In January, 1925, the General Electric Company distributed stock of Electric Bond and Share Securities Corporation to its stockholders share for share. This stock has been held undistributed by the trustee. The present Electric Bond and Share Company, the successor of the company whose stock was distributed, now pays its ' regular dividend in stock. The ownership of both groups of stock is in question.
It was held by the Court of Appeals in Matter of Megrue (224 N. Y. 284) that the question involved in the construction of a clause such as the present is one of fact. The clause should be read to give effect to the intention of the donor.

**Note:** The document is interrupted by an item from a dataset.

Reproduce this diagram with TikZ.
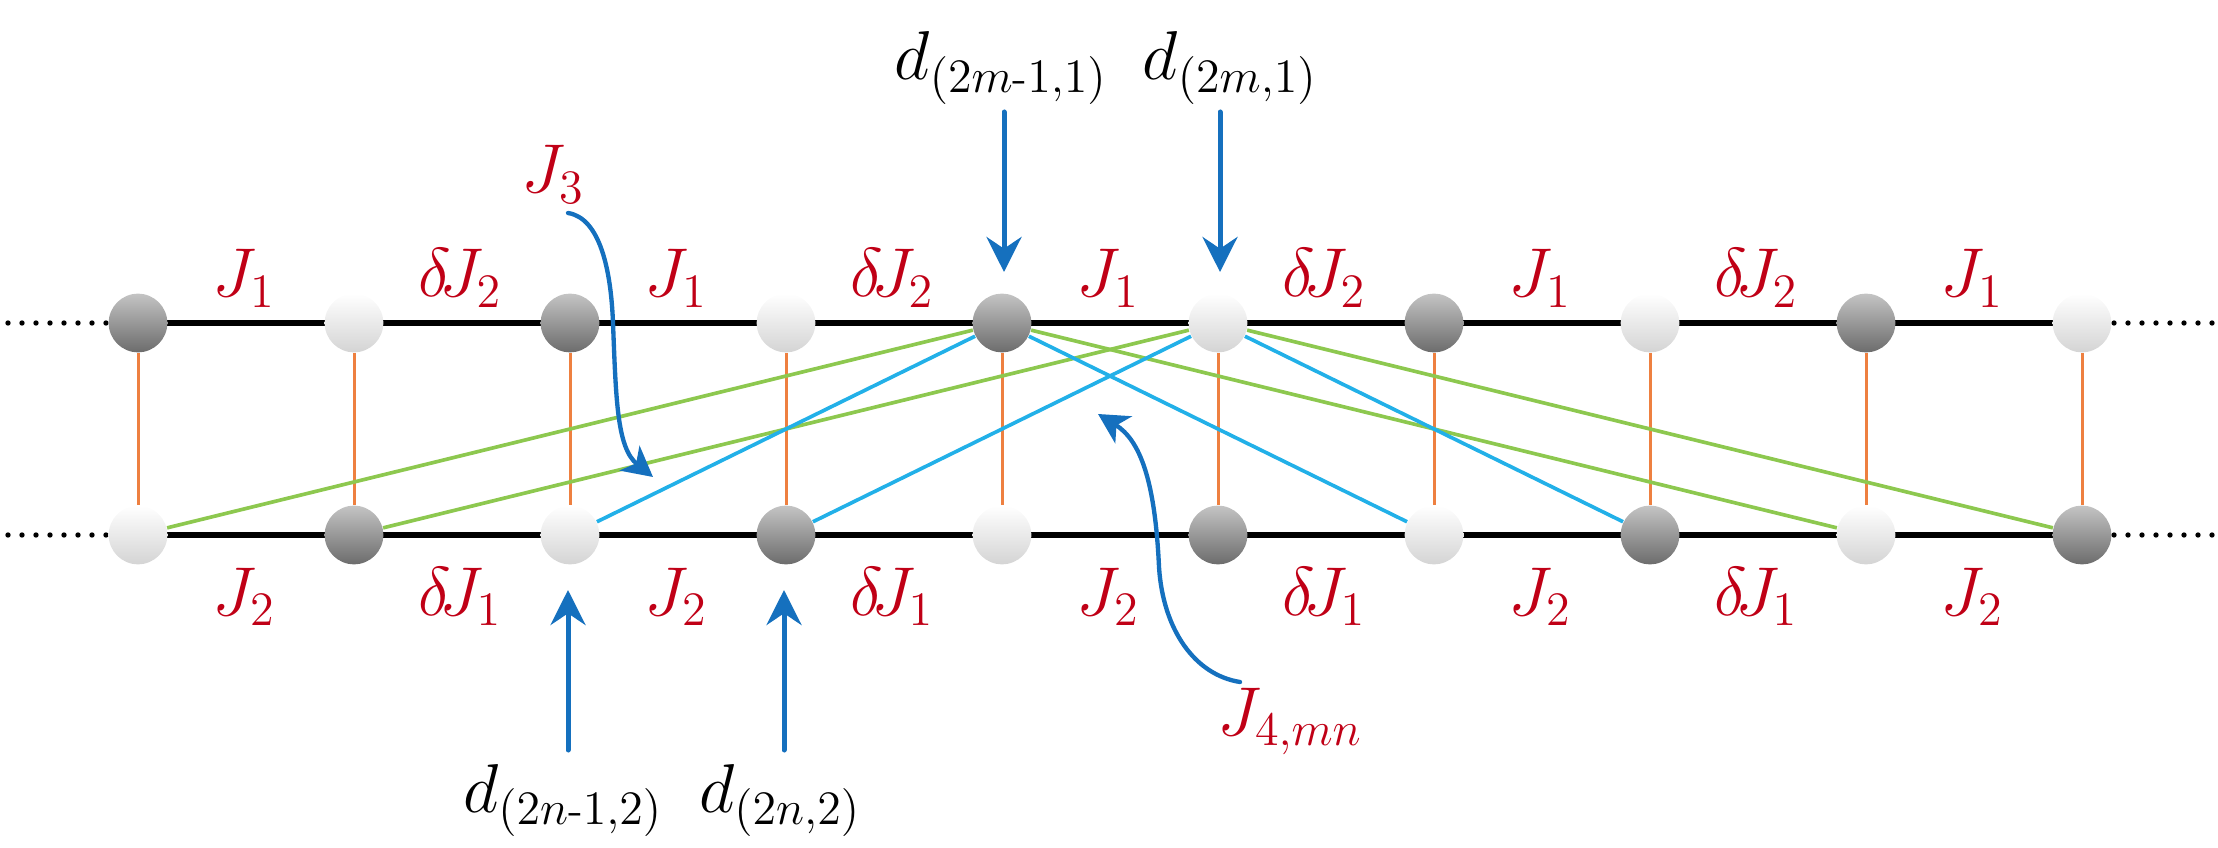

At the time this trust was created, on May 4, 1918, the financial history of the General Electric Company as to dividends had been as follows: From May, 1902, to April 15, 1926, the year the donor died, regular cash dividends at the rate of eight per cent per annum had been paid with an additional cash dividend of one dollar per share paid August 20, 1917. Stock dividends of sixty-six and two-thirds per cent had been paid on July 15, 1902, and one of thirty per cent on January 18, 1913. Prior to 1917 there had been frequent stock dividends at the rate of four per cent, and on November 27, 1917, approximately six months prior to the inception of the trusts, General Electric Company announced a policy of paying such stock dividends at the rate of four per cent semi-annually. The intention of the donor, when the language of the deed of trust is considered in the light of the prior financial history of the company, seems clear. He intended that the beneficiaries should receive the income derived from the cash dividends and reserved to himself such stock dividends as might be declared out of surplus earnings or through any adjustment of the capital structure of this company. This was the practical construction placed upon the provision of this trust prior to the death of the donor. The cash dividends as *159they accrued were paid to the beneficiaries, and the stock dividends and certain subscription rights (which accrued on January 14, 1918, and on April 6, 1920) were paid to the donor.

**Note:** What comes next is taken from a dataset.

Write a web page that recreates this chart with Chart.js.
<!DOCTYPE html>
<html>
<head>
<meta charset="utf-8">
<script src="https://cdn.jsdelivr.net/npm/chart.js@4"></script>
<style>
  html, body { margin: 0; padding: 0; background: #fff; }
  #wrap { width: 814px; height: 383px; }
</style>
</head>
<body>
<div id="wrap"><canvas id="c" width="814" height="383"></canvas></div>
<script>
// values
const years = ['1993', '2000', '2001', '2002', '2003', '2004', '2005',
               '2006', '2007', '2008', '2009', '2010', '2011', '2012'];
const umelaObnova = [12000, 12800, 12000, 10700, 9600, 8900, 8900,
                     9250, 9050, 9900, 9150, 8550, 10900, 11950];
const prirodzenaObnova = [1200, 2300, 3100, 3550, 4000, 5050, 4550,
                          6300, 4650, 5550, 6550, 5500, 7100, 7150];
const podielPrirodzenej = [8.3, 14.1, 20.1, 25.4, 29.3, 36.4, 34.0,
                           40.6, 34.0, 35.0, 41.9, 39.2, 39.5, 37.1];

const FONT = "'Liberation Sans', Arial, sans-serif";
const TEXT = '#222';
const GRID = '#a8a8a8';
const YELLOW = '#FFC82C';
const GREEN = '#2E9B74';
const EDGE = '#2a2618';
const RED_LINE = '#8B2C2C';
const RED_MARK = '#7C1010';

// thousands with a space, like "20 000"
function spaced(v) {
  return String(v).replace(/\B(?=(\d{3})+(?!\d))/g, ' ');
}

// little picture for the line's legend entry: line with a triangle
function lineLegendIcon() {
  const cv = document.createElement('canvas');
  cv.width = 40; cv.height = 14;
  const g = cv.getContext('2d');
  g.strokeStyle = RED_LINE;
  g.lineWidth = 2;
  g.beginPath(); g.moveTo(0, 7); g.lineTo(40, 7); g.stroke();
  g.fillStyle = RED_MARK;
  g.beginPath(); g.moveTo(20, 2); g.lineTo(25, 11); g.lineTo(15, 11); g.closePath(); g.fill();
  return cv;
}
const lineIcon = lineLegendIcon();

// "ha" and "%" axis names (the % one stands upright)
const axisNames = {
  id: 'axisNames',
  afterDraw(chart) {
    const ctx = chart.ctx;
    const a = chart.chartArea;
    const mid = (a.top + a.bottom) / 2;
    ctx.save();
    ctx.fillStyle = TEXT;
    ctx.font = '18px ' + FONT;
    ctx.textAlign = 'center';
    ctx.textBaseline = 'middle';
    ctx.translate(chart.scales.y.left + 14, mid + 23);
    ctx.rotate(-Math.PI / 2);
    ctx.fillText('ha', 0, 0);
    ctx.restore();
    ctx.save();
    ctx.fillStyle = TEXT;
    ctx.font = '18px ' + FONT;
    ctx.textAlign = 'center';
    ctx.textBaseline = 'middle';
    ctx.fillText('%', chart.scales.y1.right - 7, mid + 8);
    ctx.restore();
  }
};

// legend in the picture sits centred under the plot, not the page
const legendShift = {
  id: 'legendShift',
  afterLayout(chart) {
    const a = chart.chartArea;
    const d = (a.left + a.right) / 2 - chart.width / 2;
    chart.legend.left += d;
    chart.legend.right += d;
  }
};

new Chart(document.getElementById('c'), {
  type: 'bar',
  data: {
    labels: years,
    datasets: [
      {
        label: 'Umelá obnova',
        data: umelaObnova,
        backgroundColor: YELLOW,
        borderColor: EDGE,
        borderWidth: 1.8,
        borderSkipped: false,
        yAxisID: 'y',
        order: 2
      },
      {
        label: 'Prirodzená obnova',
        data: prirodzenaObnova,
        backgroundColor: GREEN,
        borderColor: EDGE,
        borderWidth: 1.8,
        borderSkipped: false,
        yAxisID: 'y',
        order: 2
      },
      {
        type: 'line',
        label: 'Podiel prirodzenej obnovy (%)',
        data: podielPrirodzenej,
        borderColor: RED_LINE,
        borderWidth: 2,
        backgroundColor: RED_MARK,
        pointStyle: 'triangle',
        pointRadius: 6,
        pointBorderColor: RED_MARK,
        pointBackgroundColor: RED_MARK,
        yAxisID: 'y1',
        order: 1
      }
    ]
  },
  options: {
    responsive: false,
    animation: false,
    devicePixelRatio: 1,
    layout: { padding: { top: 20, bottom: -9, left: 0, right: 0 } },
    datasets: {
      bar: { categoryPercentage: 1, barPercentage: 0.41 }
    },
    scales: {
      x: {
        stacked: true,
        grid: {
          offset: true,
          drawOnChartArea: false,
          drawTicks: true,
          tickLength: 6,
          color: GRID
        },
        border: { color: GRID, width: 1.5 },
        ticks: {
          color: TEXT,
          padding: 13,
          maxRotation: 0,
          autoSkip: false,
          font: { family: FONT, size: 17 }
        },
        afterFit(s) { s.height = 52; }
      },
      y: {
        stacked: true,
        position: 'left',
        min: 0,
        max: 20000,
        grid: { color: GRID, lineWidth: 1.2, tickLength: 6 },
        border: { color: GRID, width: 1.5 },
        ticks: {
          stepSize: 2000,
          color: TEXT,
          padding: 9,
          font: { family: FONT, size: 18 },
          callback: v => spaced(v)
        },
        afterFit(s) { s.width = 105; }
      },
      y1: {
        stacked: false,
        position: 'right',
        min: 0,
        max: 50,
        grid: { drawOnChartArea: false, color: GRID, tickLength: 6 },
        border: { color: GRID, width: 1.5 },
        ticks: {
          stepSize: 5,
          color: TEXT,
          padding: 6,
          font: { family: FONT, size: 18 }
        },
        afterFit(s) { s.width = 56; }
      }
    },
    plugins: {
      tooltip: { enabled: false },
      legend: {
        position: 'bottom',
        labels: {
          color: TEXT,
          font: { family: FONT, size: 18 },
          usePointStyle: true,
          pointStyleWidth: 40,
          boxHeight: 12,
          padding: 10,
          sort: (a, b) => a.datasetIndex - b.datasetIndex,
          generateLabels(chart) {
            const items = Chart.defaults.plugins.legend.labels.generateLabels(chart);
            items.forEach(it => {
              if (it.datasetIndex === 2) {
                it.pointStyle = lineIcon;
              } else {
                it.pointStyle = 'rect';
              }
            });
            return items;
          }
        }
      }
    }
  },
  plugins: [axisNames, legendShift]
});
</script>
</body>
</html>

The respondents, however, contend that different considerations apply to the stock dividends declared in stock of the Electric Bond and Share Securities Corporation. They claim that the reservation in the trust deed by which the testator reserved to himself “ any and all stock dividends ” is limited in effect to dividends declared in stock of the General Electric Company and has no application to the stock dividends involved here.
The interest of the General Electric Company in various utility properties had for many years been represented by its holdings in the stock of the old Electric Bond and Share Company. On December 31, 1924, it organized the Electric Bond and Share Securities Corporation and transferred all the stock of the old Electric Bond and Share Company to it in exchange for all the stock of the new corporation. This stock was then distributed to the stockholders of record of the General Electric Company. By this distribution the trustee of this trust received 600 shares of common stock and the General Electric Company divested itself of the ownership of its subsidiary. This distribution was in the nature of a distribution of capital and substantially affected the value of the shares of the General Electric stock and was equivalent to a stock dividend of the parent company. The two companies were part of a common enterprise, the ownership of which was represented by the securities which were the subject of this trust.

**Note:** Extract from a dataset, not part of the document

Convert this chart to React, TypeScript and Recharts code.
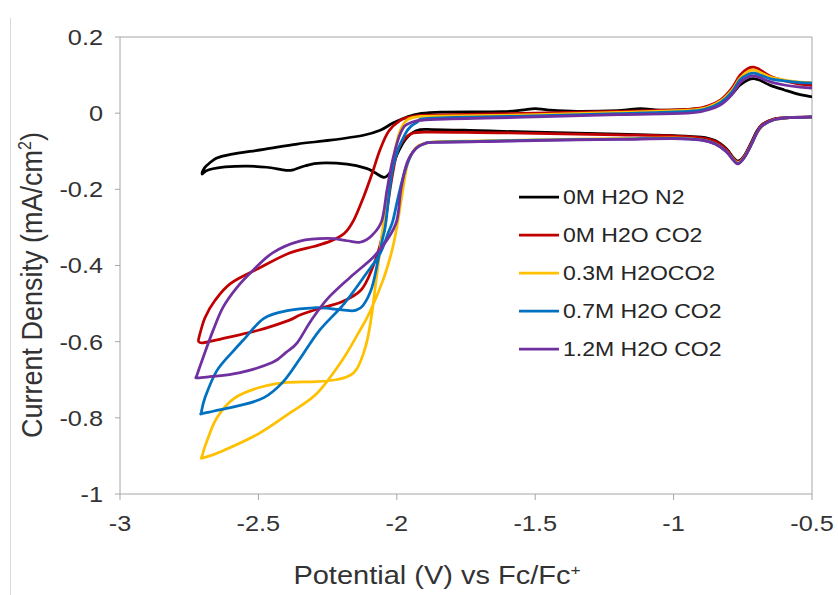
// Cyclic voltammograms of the catalyst under N2 / CO2 with added water
import React from 'react'
import { LineChart, Line, XAxis, YAxis, ReferenceLine, Legend } from 'recharts'

const FONT = '"Liberation Sans", Arial, sans-serif'
const TEXT = '#333333'
const AXIS = '#a6a6a6'

const seriesNames = ['0M H2O N2', '0M H2O CO2', '0.3M H2OCO2', '0.7M H2O CO2', '1.2M H2O CO2']
const seriesColors = ['#000000', '#C00000', '#FFC000', '#0070C0', '#7030A0']

const xTicks = [-3, -2.5, -2, -1.5, -1, -0.5]
const yTicks = [-1, -0.8, -0.6, -0.4, -0.2, 0, 0.2]

// [potential V, current density mA/cm2], cathodic sweep then return sweep
const n2Scan = [
    [-0.50, -0.010], [-0.58, -0.011], [-0.64, -0.016], [-0.68, -0.030], [-0.70, -0.048], [-0.72, -0.078],
    [-0.745, -0.112], [-0.767, -0.126], [-0.785, -0.116], [-0.81, -0.093], [-0.85, -0.072], [-0.90, -0.063],
    [-1.00, -0.059], [-1.20, -0.055], [-1.50, -0.050], [-1.70, -0.046], [-1.87, -0.043], [-1.93, -0.046],
    [-1.97, -0.070], [-2.00, -0.110], [-2.02, -0.150], [-2.035, -0.165], [-2.05, -0.168], [-2.08, -0.156],
    [-2.11, -0.145], [-2.18, -0.134], [-2.277, -0.131], [-2.33, -0.138], [-2.37, -0.148], [-2.40, -0.150],
    [-2.47, -0.142], [-2.54, -0.139], [-2.62, -0.141], [-2.665, -0.146], [-2.69, -0.152], [-2.703, -0.160],
    [-2.70, -0.150], [-2.686, -0.137], [-2.65, -0.118], [-2.60, -0.108], [-2.48, -0.095], [-2.36, -0.081],
    [-2.24, -0.071], [-2.12, -0.058], [-2.06, -0.045], [-2.014, -0.026], [-1.963, -0.010], [-1.916, -0.001],
    [-1.84, 0.003], [-1.62, 0.004], [-1.55, 0.008], [-1.50, 0.012], [-1.45, 0.008], [-1.35, 0.005],
    [-1.20, 0.007], [-1.12, 0.012], [-1.05, 0.008], [-0.95, 0.009], [-0.88, 0.015], [-0.83, 0.028],
    [-0.79, 0.050], [-0.76, 0.074], [-0.73, 0.088], [-0.71, 0.091], [-0.69, 0.087], [-0.65, 0.073],
    [-0.60, 0.061], [-0.55, 0.050], [-0.50, 0.043],
]

const co2DryScan = [
    [-0.50, -0.010], [-0.58, -0.011], [-0.64, -0.016], [-0.68, -0.030], [-0.70, -0.050], [-0.72, -0.080],
    [-0.745, -0.113], [-0.767, -0.128], [-0.785, -0.118], [-0.81, -0.095], [-0.85, -0.074], [-0.90, -0.065],
    [-1.00, -0.060], [-1.20, -0.057], [-1.50, -0.053], [-1.70, -0.051], [-1.90, -0.050], [-1.95, -0.055],
    [-1.98, -0.075], [-2.00, -0.105], [-2.02, -0.180], [-2.04, -0.275], [-2.06, -0.345], [-2.09, -0.410],
    [-2.13, -0.465], [-2.20, -0.496], [-2.28, -0.513], [-2.35, -0.530], [-2.39, -0.544], [-2.50, -0.570],
    [-2.63, -0.592], [-2.70, -0.603], [-2.715, -0.600],
    [-2.715, -0.590], [-2.693, -0.537], [-2.657, -0.492], [-2.60, -0.447], [-2.50, -0.408], [-2.39, -0.368],
    [-2.30, -0.350], [-2.24, -0.336], [-2.19, -0.316], [-2.155, -0.280], [-2.12, -0.220], [-2.09, -0.160],
    [-2.06, -0.095], [-2.03, -0.048], [-1.99, -0.020], [-1.95, -0.010], [-1.88, -0.005], [-1.50, 0.000],
    [-1.20, 0.005], [-0.95, 0.010], [-0.88, 0.018], [-0.83, 0.035], [-0.79, 0.065], [-0.76, 0.100],
    [-0.73, 0.118], [-0.71, 0.121], [-0.69, 0.115], [-0.65, 0.097], [-0.60, 0.085], [-0.55, 0.077],
    [-0.50, 0.073],
]

const water03Scan = [
    [-0.50, -0.010], [-0.58, -0.012], [-0.64, -0.018], [-0.68, -0.034], [-0.70, -0.054], [-0.72, -0.084],
    [-0.745, -0.116], [-0.767, -0.130], [-0.785, -0.121], [-0.81, -0.100], [-0.85, -0.080], [-0.90, -0.070],
    [-1.00, -0.065], [-1.20, -0.067], [-1.50, -0.070], [-1.70, -0.073], [-1.85, -0.075], [-1.90, -0.080],
    [-1.93, -0.090], [-1.96, -0.130], [-1.98, -0.210], [-2.00, -0.300], [-2.02, -0.368], [-2.05, -0.439],
    [-2.10, -0.526], [-2.14, -0.579], [-2.20, -0.652], [-2.29, -0.737], [-2.39, -0.789], [-2.50, -0.842],
    [-2.63, -0.887], [-2.70, -0.905],
    [-2.703, -0.900], [-2.686, -0.861], [-2.65, -0.800], [-2.59, -0.750], [-2.50, -0.721], [-2.41, -0.708],
    [-2.29, -0.705], [-2.22, -0.700], [-2.17, -0.689], [-2.144, -0.671], [-2.12, -0.630], [-2.105, -0.590],
    [-2.09, -0.526], [-2.078, -0.458], [-2.062, -0.368], [-2.05, -0.300], [-2.03, -0.200], [-2.01, -0.110],
    [-1.99, -0.050], [-1.963, -0.018], [-1.92, -0.009], [-1.87, -0.008], [-1.50, -0.004], [-1.20, 0.002],
    [-0.95, 0.008], [-0.88, 0.015], [-0.83, 0.032], [-0.79, 0.060], [-0.76, 0.092], [-0.73, 0.110],
    [-0.71, 0.113], [-0.69, 0.108], [-0.65, 0.095], [-0.60, 0.087], [-0.55, 0.082], [-0.50, 0.080],
]

const water07Scan = [
    [-0.50, -0.010], [-0.58, -0.012], [-0.64, -0.018], [-0.68, -0.033], [-0.70, -0.053], [-0.72, -0.084],
    [-0.745, -0.117], [-0.767, -0.132], [-0.785, -0.122], [-0.81, -0.100], [-0.85, -0.080], [-0.90, -0.070],
    [-1.00, -0.066], [-1.20, -0.068], [-1.50, -0.071], [-1.70, -0.074], [-1.86, -0.076], [-1.90, -0.080],
    [-1.94, -0.100], [-1.97, -0.150], [-1.995, -0.220], [-2.014, -0.282], [-2.032, -0.316], [-2.06, -0.368],
    [-2.11, -0.421], [-2.19, -0.500], [-2.28, -0.571], [-2.35, -0.645], [-2.41, -0.705], [-2.48, -0.747],
    [-2.57, -0.768], [-2.66, -0.782], [-2.704, -0.789],
    [-2.706, -0.785], [-2.693, -0.747], [-2.65, -0.676], [-2.59, -0.624], [-2.556, -0.597], [-2.48, -0.539],
    [-2.39, -0.518], [-2.30, -0.511], [-2.24, -0.513], [-2.18, -0.518], [-2.15, -0.518], [-2.122, -0.505],
    [-2.09, -0.458], [-2.068, -0.387], [-2.05, -0.326], [-2.04, -0.290], [-2.014, -0.142], [-1.97, -0.055],
    [-1.927, -0.024], [-1.87, -0.013], [-1.50, -0.007], [-1.20, -0.001], [-0.95, 0.005], [-0.88, 0.012],
    [-0.83, 0.028], [-0.79, 0.055], [-0.76, 0.088], [-0.73, 0.102], [-0.71, 0.105], [-0.69, 0.101],
    [-0.65, 0.090], [-0.60, 0.085], [-0.55, 0.081], [-0.50, 0.079],
]

const water12Scan = [
    [-0.50, -0.010], [-0.58, -0.012], [-0.64, -0.018], [-0.68, -0.033], [-0.70, -0.053], [-0.72, -0.084],
    [-0.745, -0.117], [-0.767, -0.133], [-0.785, -0.123], [-0.81, -0.101], [-0.85, -0.081], [-0.90, -0.071],
    [-1.00, -0.067], [-1.20, -0.069], [-1.50, -0.072], [-1.70, -0.075], [-1.87, -0.077], [-1.90, -0.080],
    [-1.93, -0.092], [-1.963, -0.130], [-1.985, -0.200], [-2.00, -0.282], [-2.036, -0.334], [-2.086, -0.379],
    [-2.17, -0.432], [-2.25, -0.487], [-2.31, -0.545], [-2.36, -0.603], [-2.40, -0.628], [-2.45, -0.655],
    [-2.57, -0.682], [-2.675, -0.692], [-2.722, -0.695],
    [-2.722, -0.688], [-2.70, -0.642], [-2.664, -0.571], [-2.628, -0.510], [-2.578, -0.458], [-2.52, -0.413],
    [-2.447, -0.366], [-2.35, -0.336], [-2.25, -0.329], [-2.18, -0.335], [-2.133, -0.339], [-2.09, -0.321],
    [-2.054, -0.282], [-2.035, -0.200], [-2.014, -0.120], [-1.985, -0.050], [-1.95, -0.025], [-1.855, -0.016],
    [-1.50, -0.010], [-1.20, -0.004], [-0.95, 0.000], [-0.88, 0.008], [-0.83, 0.022], [-0.79, 0.048],
    [-0.76, 0.080], [-0.73, 0.095], [-0.71, 0.098], [-0.69, 0.094], [-0.65, 0.082], [-0.60, 0.074],
    [-0.55, 0.069], [-0.50, 0.066],
]

const scans = [n2Scan, co2DryScan, water03Scan, water07Scan, water12Scan]

// Excel-like smoothed line (Catmull-Rom through every point, works for loops)
const smoothCurve = (context: any) => {
    let pts: number[][] = []
    return {
        areaStart() {},
        areaEnd() {},
        lineStart() { pts = [] },
        point(x: number, y: number) { pts.push([+x, +y]) },
        lineEnd() {
            const n = pts.length
            if (!n) return
            context.moveTo(pts[0][0], pts[0][1])
            for (let i = 0; i < n - 1; i++) {
                const p0 = pts[Math.max(i - 1, 0)]
                const p1 = pts[i]
                const p2 = pts[i + 1]
                const p3 = pts[Math.min(i + 2, n - 1)]
                context.bezierCurveTo(
                    p1[0] + (p2[0] - p0[0]) / 6, p1[1] + (p2[1] - p0[1]) / 6,
                    p2[0] - (p3[0] - p1[0]) / 6, p2[1] - (p3[1] - p1[1]) / 6,
                    p2[0], p2[1]
                )
            }
        },
    }
}

const YTick = ({ x, y, payload }: any) => (
    <g transform={`translate(${x - 12},${y})`}>
        <text transform="scale(1.15,1)" textAnchor="end" dy="0.36em" fontSize={22} fill={TEXT} fontFamily={FONT}>
            {payload.value}
        </text>
    </g>
)

const XTick = ({ x, y, payload }: any) => (
    <g transform={`translate(${x},${y + 23})`}>
        <text transform="scale(1.15,1)" textAnchor="middle" dy="0.36em" fontSize={22} fill={TEXT} fontFamily={FONT}>
            {payload.value}
        </text>
    </g>
)

const XTitle = () => (
    <g transform="translate(437,575) scale(1.16,1)">
        <text textAnchor="middle" dy="0.36em" fontSize={25} fill={TEXT} fontFamily={FONT}>
            Potential (V) vs Fc/Fc<tspan dy={-9} fontSize={15}>+</tspan>
        </text>
    </g>
)

const YTitle = () => (
    <g transform="translate(31,285) rotate(-90) scale(1,1.1)">
        <text textAnchor="middle" dy="0.36em" fontSize={27} fill={TEXT} fontFamily={FONT}>
            Current Density (mA/cm<tspan dy={-10} fontSize={16}>2</tspan><tspan dy={10}>)</tspan>
        </text>
    </g>
)

const LegendBox = () => (
    <div style={{ fontFamily: FONT }}>
        {seriesNames.map((name, i) => (
            <div key={name} style={{ display: 'flex', alignItems: 'center', height: 38 }}>
                <svg width={44} height={6}>
                    <line x1={0} y1={3} x2={40} y2={3} stroke={seriesColors[i]} strokeWidth={2.75} />
                </svg>
                <span style={{ fontSize: 20, color: '#262626', display: 'inline-block', transform: 'scaleX(1.15)', transformOrigin: 'left center', whiteSpace: 'nowrap' }}>
                    {name}
                </span>
            </div>
        ))}
    </div>
)

export default function App() {
    return (
        <div style={{ position: 'absolute', left: 0, top: 0, width: 838, height: 595, background: '#fff' }}>
            <div style={{ position: 'absolute', left: 10, top: 18, width: 1, height: 577, background: '#d9d9d9' }} />
            <LineChart width={838} height={595} margin={{ top: 37, right: 26, bottom: 0, left: 0 }}>
                <XAxis
                    type="number"
                    dataKey="x"
                    domain={[-3, -0.5]}
                    ticks={xTicks}
                    allowDataOverflow
                    height={101}
                    stroke={AXIS}
                    tickSize={6}
                    tickMargin={0}
                    tick={<XTick />}
                    label={<XTitle />}
                />
                <YAxis
                    type="number"
                    domain={[-1, 0.2]}
                    ticks={yTicks}
                    allowDataOverflow
                    width={120}
                    stroke={AXIS}
                    tickSize={5}
                    tickMargin={0}
                    tick={<YTick />}
                    label={<YTitle />}
                />
                <ReferenceLine y={0.2} stroke={AXIS} />
                <ReferenceLine x={-0.5} stroke={AXIS} />
                {scans.map((scan, i) => (
                    <Line
                        key={seriesNames[i]}
                        name={seriesNames[i]}
                        data={scan.map(([x, y]) => ({ x, y }))}
                        dataKey="y"
                        type={smoothCurve as any}
                        stroke={seriesColors[i]}
                        strokeWidth={2.75}
                        dot={false}
                        activeDot={false}
                        isAnimationActive={false}
                    />
                ))}
                <Legend
                    layout="horizontal"
                    align="center"
                    verticalAlign="middle"
                    wrapperStyle={{ left: 519, top: 178, width: 220 }}
                    content={() => <LegendBox />}
                />
            </LineChart>
        </div>
    )
}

A provision much more restricted than the one in the present trust was construed in the Megrue Case (supra). In that case the clause under consideration read as follows: “ Should the Standard Oil Company of New Jersey make a stock dividend or increase its capitalization, * * * I give * * * such increase * * * as part of the principal * * *.” Two of the Standard Oil Company’s subsidiaries whose stock had been allocated to principal under a prior decision of this court (Matter of Megrue, 170 App. Div. 653; affd., 217 N. Y. 623), distributed to their stockholders stock in the Illinois Pipe Line Company and the Prairie Pipe Line Company. The court held (p. 292) that “ An award of such shares of stock to the life tenant would * * * conflict with the clearly defined intention of the testator.” While the testator’s words were literally limited to stock dividends made by the Standard Oil Company of New Jersey, the court in giving effect to the intention of the testator applied these words to dividends made by a subsidiary of the Standard Oil Company of New Jersey in stock other than that of the paying company. By a parity of reason*160ing, the donor of the trust here construed should be entitled to the result of distributions of the subsidiary which substantially affected the capital holdings of the parent company. The donor plainly intended to Emit his provision for the beneficiaries to the fixed cash dividends which had been uniformly paid by this company for a great many years, and reserved to himself the capital investment and any distribution of excess earnings in the form of stock.
As to the stock dividends paid by the new Electric Bond and Share Company, these are clearly stock dividends on stock held by the trustee and should be delivered to the executor. The deed in words refers to “ any and all stock dividends ” which may be received by the trustee “ on any stocks held by it hereunder.”
The interlocutory judgment should be modified by striking out the word “ not ” from paragraph 1 so as to provide that it was the intention of the donor that the distribution of stock of the Electric Bond and Share Securities Corporation constituted a stock dividend within the meaning of the deed of trust, and by striking out paragraphs 2 3, 4 and 5 of the interlocutory judgment, and as modified affirmed, with costs to the appellants against the respondents.
Finch, P. J., McAvoy, Martin and Sherman, JJ., concur.
Judgment modified as indicated in opinion and as so modified affirmed, with costs to the appellants against the respondents. Settle order on notice, reversing any findings inconsistent with this determination, and containing such new findings of fact proved as may be necessary to sustain the judgment hereby awarded.